Horse-riding is far more dangerous than ecstasy. Horse-riding killed Superman.
@ Pogo.
The news regarding the sacking of Nutt developed significantly in a report in the Daily Telegraph on
2nd Nov (page 6). As part of the article, there was a column headed, "DRUGS: the toll on society". This column said:
DRUG DEATHS
Tobacco 114,000
Alcohol 5,000 - 40,000
Heroin, morphine, methadone 944
cocaine 147
ecstasy 48
other .....
cannabis 16.
These 'facts' relate to the year 2004. The sources of the 'facts' are Office of National Statistics AND Dept of Health AND Ash. Fucking Ash! For heaven's sake! How could a fuckwit little organisation like Ash possibly have the resources to examine the data?
And, where did the data come from? The report said that the data came from death certificates 'where substance is mentioned' WITH THE EXCEPTION OF ALCOHOL AND TOBACCO, WHICH ARE ANNUAL ESTIMATES. This begs the question, "So how many death certificates actually mentioned alcohol or tobacco?" It may well be that the actual number of death certificates which mentioned alcohol or tobacco was NIL. In which case, ecstasy is obviously statistically 48 times more dangerous than alcohol or tobacco. Also, taking into account the much greater prevalence of alcohol and tobacco usage as compared with ecstasy usage, it would not be surprising if the harmfulness of ecstasy is not 100,000 times greater than alcohol and tobacco.

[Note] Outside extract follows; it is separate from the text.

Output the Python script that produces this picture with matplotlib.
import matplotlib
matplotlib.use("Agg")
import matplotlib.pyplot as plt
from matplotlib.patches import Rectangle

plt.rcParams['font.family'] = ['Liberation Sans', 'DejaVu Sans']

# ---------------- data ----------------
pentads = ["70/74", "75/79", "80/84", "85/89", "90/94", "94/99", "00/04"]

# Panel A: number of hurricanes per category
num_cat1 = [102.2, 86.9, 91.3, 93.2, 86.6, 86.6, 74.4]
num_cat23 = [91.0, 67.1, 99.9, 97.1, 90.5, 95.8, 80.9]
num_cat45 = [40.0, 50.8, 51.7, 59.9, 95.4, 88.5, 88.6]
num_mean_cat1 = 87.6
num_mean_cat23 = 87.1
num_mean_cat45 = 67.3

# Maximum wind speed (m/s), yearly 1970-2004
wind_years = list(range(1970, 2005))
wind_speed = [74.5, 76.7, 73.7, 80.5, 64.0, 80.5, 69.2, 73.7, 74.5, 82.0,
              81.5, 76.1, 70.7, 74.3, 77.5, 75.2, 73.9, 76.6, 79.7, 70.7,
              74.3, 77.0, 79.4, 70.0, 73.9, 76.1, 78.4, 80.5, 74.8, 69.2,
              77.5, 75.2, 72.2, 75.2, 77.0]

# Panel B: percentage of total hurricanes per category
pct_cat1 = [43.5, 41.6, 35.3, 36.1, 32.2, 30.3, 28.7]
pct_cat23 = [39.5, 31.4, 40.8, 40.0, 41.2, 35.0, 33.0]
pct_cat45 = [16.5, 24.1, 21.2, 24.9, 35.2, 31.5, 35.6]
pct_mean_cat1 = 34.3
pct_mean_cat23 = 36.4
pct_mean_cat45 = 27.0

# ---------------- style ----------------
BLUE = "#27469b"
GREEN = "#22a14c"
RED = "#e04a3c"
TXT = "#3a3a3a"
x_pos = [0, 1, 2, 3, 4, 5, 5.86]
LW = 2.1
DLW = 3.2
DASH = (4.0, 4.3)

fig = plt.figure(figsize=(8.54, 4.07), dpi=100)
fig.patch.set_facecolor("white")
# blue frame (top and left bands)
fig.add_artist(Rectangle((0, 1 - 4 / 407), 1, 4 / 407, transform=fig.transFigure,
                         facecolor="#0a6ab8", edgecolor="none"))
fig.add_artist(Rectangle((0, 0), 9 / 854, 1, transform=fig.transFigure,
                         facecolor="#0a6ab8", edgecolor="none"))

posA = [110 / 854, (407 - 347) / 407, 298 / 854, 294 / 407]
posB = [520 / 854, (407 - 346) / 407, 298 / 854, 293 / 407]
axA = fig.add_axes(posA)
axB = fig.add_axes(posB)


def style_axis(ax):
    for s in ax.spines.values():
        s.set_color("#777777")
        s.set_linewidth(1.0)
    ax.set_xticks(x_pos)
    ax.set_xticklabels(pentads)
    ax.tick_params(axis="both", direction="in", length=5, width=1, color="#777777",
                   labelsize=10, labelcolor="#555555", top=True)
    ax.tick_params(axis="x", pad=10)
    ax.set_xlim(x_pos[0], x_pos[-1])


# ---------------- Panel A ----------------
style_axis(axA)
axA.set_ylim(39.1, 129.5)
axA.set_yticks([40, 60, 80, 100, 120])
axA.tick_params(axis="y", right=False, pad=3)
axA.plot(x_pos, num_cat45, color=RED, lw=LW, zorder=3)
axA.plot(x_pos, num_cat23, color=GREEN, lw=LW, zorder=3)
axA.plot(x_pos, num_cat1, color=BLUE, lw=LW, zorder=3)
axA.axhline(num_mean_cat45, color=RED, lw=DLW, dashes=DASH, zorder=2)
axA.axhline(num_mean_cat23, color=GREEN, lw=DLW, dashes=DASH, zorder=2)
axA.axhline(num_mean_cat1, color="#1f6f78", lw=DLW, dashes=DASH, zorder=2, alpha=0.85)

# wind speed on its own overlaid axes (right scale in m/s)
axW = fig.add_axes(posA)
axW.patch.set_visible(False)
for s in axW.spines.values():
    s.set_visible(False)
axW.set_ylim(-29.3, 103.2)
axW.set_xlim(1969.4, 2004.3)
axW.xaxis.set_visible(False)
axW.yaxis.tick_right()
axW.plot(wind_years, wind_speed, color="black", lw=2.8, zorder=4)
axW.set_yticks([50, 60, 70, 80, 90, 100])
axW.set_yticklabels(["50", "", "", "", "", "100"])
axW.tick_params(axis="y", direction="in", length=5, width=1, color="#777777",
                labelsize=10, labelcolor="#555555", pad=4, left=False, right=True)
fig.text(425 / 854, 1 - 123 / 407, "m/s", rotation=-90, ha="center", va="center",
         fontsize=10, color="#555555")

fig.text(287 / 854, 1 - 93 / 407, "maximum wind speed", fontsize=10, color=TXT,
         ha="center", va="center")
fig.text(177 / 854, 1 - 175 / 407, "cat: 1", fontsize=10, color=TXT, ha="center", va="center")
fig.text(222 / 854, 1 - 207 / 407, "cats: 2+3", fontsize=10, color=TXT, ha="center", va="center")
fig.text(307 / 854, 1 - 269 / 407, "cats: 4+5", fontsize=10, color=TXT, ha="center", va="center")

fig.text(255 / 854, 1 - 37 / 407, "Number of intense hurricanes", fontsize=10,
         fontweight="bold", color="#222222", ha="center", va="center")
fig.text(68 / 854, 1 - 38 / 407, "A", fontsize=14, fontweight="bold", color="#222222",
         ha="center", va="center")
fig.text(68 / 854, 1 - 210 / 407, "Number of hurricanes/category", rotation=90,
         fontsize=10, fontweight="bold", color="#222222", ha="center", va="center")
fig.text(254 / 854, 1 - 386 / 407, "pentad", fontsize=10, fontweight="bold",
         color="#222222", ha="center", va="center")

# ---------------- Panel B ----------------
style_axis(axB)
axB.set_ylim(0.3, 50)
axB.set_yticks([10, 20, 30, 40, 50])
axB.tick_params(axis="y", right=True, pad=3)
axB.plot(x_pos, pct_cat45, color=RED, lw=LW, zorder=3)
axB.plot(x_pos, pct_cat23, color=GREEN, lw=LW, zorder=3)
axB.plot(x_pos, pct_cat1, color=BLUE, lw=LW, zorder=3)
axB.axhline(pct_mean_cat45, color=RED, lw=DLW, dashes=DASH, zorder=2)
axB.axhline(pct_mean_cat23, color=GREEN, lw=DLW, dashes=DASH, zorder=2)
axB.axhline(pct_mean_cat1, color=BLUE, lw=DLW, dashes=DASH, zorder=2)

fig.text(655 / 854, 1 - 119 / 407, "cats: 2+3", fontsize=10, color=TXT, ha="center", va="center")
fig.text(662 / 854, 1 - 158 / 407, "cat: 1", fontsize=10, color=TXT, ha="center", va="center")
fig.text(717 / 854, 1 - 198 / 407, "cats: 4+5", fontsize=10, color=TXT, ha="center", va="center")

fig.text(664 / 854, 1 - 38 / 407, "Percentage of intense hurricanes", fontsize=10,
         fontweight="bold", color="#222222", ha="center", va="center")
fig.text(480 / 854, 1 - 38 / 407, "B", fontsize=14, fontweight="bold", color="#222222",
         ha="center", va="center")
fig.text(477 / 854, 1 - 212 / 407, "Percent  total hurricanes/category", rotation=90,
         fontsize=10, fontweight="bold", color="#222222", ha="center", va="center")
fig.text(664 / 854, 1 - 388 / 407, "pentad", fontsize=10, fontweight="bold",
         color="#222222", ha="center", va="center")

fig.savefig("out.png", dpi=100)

Does the above sound correct? Well, of course not!
But then, Nutt seems to arguing along similar lines. IE. That only a few people suffer from Ecstasy as opposed to those who suffer from 'other drugs' (regardless of the prevalence of the 'other drugs'), and therefore Ecstasy is 'less dangerous'.
But note how alcohol and tobacco have suddenly become DRUGS. I, personally, would not accept this idea. I regard 'drugs' as much more immediate in their actions. Drugs, to me, speak of some sort of immediate 'high', not a slow and gradual change in mood which one can stop of curtail at any time.
So, please do not call me a 'fuckwit' - examine the beam in your own eye before commenting on the mote in mine.